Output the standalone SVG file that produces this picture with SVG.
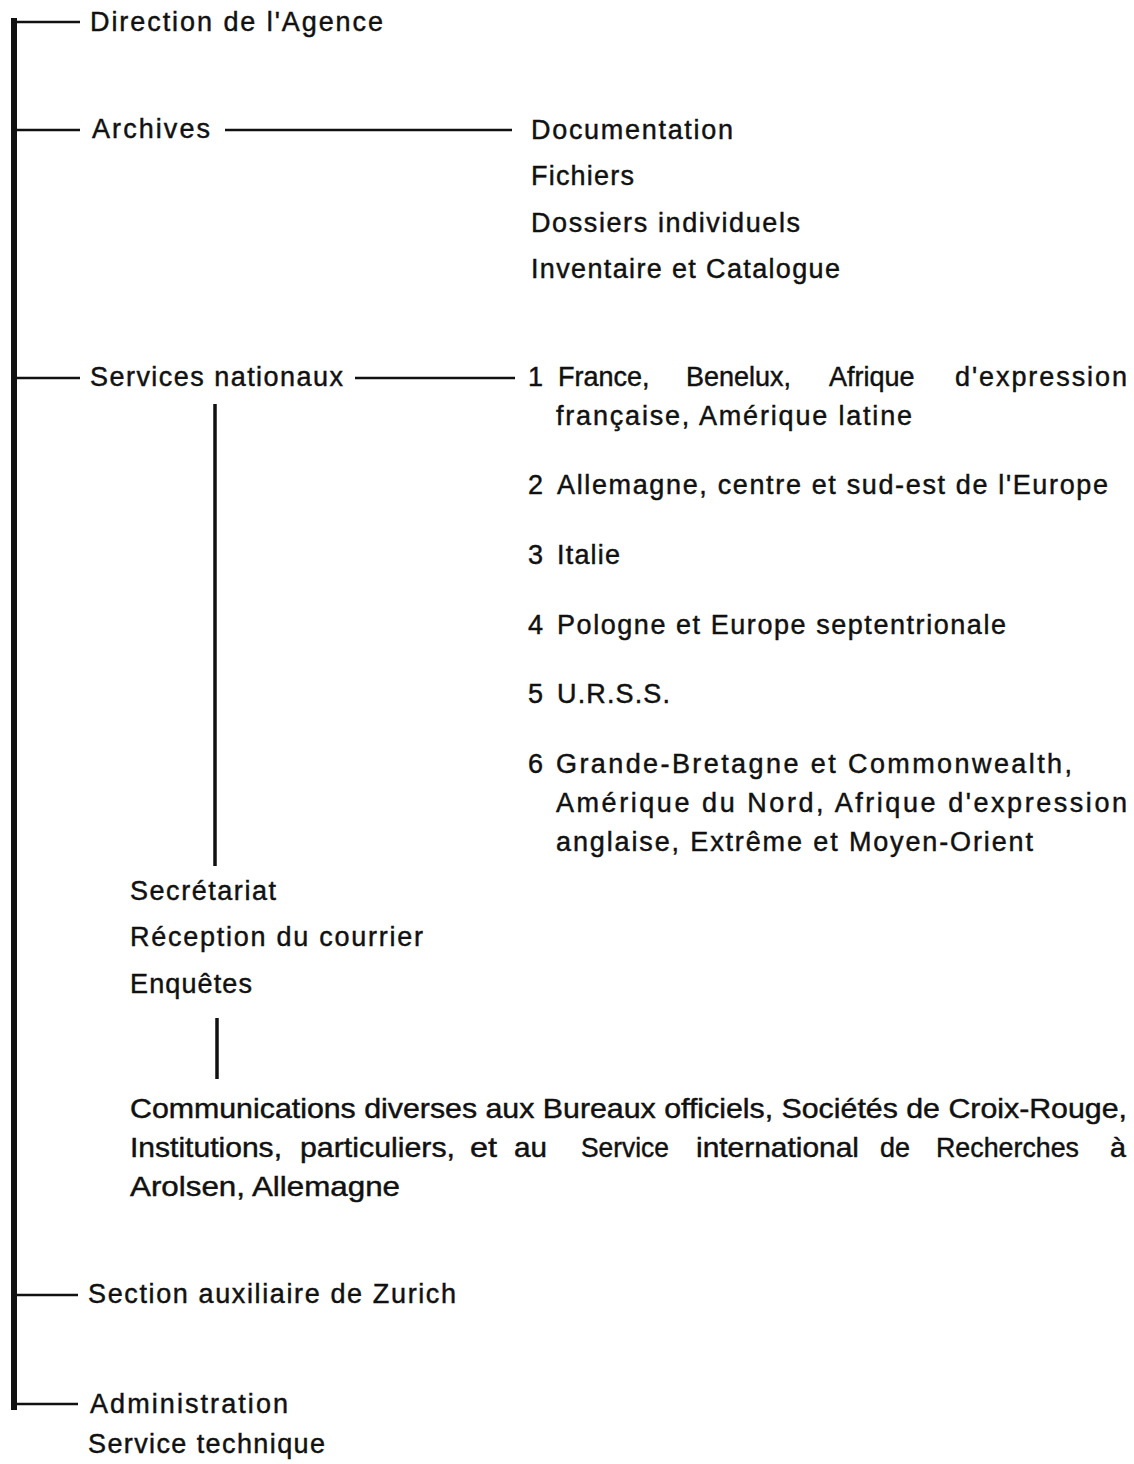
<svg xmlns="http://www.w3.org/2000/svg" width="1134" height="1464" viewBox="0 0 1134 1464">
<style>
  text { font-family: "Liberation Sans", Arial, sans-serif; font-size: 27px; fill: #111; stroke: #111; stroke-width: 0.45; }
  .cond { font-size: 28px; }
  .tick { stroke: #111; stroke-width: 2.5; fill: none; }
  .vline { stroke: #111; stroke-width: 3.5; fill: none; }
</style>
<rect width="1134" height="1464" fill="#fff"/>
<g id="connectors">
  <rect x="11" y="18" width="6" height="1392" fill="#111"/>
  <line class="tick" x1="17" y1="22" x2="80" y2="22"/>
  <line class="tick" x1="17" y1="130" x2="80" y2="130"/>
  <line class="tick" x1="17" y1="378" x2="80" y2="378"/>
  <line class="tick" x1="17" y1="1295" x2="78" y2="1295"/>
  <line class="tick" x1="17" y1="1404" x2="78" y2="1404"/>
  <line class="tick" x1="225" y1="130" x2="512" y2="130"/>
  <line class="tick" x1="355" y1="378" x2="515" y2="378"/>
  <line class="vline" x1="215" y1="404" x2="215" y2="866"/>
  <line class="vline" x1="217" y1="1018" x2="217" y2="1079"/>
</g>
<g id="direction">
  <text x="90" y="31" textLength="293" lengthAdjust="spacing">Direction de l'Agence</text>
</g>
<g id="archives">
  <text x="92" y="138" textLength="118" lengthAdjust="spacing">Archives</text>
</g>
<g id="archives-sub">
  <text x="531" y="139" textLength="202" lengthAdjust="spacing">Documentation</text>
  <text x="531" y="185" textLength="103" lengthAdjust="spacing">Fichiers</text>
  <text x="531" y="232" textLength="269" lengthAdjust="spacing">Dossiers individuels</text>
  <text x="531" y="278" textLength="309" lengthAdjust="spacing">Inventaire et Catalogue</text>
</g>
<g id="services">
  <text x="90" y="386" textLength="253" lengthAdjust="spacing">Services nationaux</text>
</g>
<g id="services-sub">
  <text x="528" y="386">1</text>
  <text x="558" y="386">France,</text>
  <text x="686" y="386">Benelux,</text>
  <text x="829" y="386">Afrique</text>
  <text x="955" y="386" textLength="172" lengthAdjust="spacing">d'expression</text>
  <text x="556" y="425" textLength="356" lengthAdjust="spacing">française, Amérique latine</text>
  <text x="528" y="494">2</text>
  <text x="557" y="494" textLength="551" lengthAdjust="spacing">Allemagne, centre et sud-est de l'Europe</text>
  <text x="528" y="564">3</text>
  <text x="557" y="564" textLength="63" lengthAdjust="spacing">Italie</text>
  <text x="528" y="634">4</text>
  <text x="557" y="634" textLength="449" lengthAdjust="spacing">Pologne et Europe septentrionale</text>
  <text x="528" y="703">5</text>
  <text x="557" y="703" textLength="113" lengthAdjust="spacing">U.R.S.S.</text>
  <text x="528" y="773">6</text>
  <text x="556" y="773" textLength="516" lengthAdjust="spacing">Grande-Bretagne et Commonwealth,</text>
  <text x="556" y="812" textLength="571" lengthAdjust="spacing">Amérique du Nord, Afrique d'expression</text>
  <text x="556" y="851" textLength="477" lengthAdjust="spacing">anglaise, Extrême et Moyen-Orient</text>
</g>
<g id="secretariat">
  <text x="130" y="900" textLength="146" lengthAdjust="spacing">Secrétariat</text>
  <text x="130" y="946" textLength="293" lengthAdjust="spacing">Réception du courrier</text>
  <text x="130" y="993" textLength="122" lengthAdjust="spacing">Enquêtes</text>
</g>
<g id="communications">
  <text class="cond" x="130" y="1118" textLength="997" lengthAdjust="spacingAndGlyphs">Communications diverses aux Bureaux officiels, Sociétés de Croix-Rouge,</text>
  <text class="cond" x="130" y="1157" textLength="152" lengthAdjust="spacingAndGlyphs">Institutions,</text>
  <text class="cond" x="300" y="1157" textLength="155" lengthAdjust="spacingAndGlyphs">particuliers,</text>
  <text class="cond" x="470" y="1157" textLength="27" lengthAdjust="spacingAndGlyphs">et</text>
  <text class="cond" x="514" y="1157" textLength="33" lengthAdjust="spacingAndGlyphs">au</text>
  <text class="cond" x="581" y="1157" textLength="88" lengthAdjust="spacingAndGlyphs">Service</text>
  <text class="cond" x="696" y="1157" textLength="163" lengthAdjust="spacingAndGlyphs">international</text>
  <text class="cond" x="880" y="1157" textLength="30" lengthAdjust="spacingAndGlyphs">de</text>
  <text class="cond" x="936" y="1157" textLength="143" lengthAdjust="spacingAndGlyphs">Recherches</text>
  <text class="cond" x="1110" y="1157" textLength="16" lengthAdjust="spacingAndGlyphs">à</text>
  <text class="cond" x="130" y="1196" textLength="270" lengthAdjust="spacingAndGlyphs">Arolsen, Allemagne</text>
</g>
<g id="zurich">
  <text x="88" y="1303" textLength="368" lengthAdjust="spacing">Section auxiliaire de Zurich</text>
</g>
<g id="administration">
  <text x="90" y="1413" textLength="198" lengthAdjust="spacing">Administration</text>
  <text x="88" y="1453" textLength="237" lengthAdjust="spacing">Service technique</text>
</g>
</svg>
***
● To do
Leave the pictures out, and print every line of the listing exactly as written.

● Problem solution
Output the standalone SVG file that produces this picture with SVG.
<svg xmlns="http://www.w3.org/2000/svg" width="1134" height="1464" viewBox="0 0 1134 1464">
<style>
  text { font-family: "Liberation Sans", Arial, sans-serif; font-size: 27px; fill: #111; stroke: #111; stroke-width: 0.45; }
  .cond { font-size: 28px; }
  .tick { stroke: #111; stroke-width: 2.5; fill: none; }
  .vline { stroke: #111; stroke-width: 3.5; fill: none; }
</style>
<rect width="1134" height="1464" fill="#fff"/>
<g id="connectors">
  <rect x="11" y="18" width="6" height="1392" fill="#111"/>
  <line class="tick" x1="17" y1="22" x2="80" y2="22"/>
  <line class="tick" x1="17" y1="130" x2="80" y2="130"/>
  <line class="tick" x1="17" y1="378" x2="80" y2="378"/>
  <line class="tick" x1="17" y1="1295" x2="78" y2="1295"/>
  <line class="tick" x1="17" y1="1404" x2="78" y2="1404"/>
  <line class="tick" x1="225" y1="130" x2="512" y2="130"/>
  <line class="tick" x1="355" y1="378" x2="515" y2="378"/>
  <line class="vline" x1="215" y1="404" x2="215" y2="866"/>
  <line class="vline" x1="217" y1="1018" x2="217" y2="1079"/>
</g>
<g id="direction">
  <text x="90" y="31" textLength="293" lengthAdjust="spacing">Direction de l'Agence</text>
</g>
<g id="archives">
  <text x="92" y="138" textLength="118" lengthAdjust="spacing">Archives</text>
</g>
<g id="archives-sub">
  <text x="531" y="139" textLength="202" lengthAdjust="spacing">Documentation</text>
  <text x="531" y="185" textLength="103" lengthAdjust="spacing">Fichiers</text>
  <text x="531" y="232" textLength="269" lengthAdjust="spacing">Dossiers individuels</text>
  <text x="531" y="278" textLength="309" lengthAdjust="spacing">Inventaire et Catalogue</text>
</g>
<g id="services">
  <text x="90" y="386" textLength="253" lengthAdjust="spacing">Services nationaux</text>
</g>
<g id="services-sub">
  <text x="528" y="386">1</text>
  <text x="558" y="386">France,</text>
  <text x="686" y="386">Benelux,</text>
  <text x="829" y="386">Afrique</text>
  <text x="955" y="386" textLength="172" lengthAdjust="spacing">d'expression</text>
  <text x="556" y="425" textLength="356" lengthAdjust="spacing">française, Amérique latine</text>
  <text x="528" y="494">2</text>
  <text x="557" y="494" textLength="551" lengthAdjust="spacing">Allemagne, centre et sud-est de l'Europe</text>
  <text x="528" y="564">3</text>
  <text x="557" y="564" textLength="63" lengthAdjust="spacing">Italie</text>
  <text x="528" y="634">4</text>
  <text x="557" y="634" textLength="449" lengthAdjust="spacing">Pologne et Europe septentrionale</text>
  <text x="528" y="703">5</text>
  <text x="557" y="703" textLength="113" lengthAdjust="spacing">U.R.S.S.</text>
  <text x="528" y="773">6</text>
  <text x="556" y="773" textLength="516" lengthAdjust="spacing">Grande-Bretagne et Commonwealth,</text>
  <text x="556" y="812" textLength="571" lengthAdjust="spacing">Amérique du Nord, Afrique d'expression</text>
  <text x="556" y="851" textLength="477" lengthAdjust="spacing">anglaise, Extrême et Moyen-Orient</text>
</g>
<g id="secretariat">
  <text x="130" y="900" textLength="146" lengthAdjust="spacing">Secrétariat</text>
  <text x="130" y="946" textLength="293" lengthAdjust="spacing">Réception du courrier</text>
  <text x="130" y="993" textLength="122" lengthAdjust="spacing">Enquêtes</text>
</g>
<g id="communications">
  <text class="cond" x="130" y="1118" textLength="997" lengthAdjust="spacingAndGlyphs">Communications diverses aux Bureaux officiels, Sociétés de Croix-Rouge,</text>
  <text class="cond" x="130" y="1157" textLength="152" lengthAdjust="spacingAndGlyphs">Institutions,</text>
  <text class="cond" x="300" y="1157" textLength="155" lengthAdjust="spacingAndGlyphs">particuliers,</text>
  <text class="cond" x="470" y="1157" textLength="27" lengthAdjust="spacingAndGlyphs">et</text>
  <text class="cond" x="514" y="1157" textLength="33" lengthAdjust="spacingAndGlyphs">au</text>
  <text class="cond" x="581" y="1157" textLength="88" lengthAdjust="spacingAndGlyphs">Service</text>
  <text class="cond" x="696" y="1157" textLength="163" lengthAdjust="spacingAndGlyphs">international</text>
  <text class="cond" x="880" y="1157" textLength="30" lengthAdjust="spacingAndGlyphs">de</text>
  <text class="cond" x="936" y="1157" textLength="143" lengthAdjust="spacingAndGlyphs">Recherches</text>
  <text class="cond" x="1110" y="1157" textLength="16" lengthAdjust="spacingAndGlyphs">à</text>
  <text class="cond" x="130" y="1196" textLength="270" lengthAdjust="spacingAndGlyphs">Arolsen, Allemagne</text>
</g>
<g id="zurich">
  <text x="88" y="1303" textLength="368" lengthAdjust="spacing">Section auxiliaire de Zurich</text>
</g>
<g id="administration">
  <text x="90" y="1413" textLength="198" lengthAdjust="spacing">Administration</text>
  <text x="88" y="1453" textLength="237" lengthAdjust="spacing">Service technique</text>
</g>
</svg>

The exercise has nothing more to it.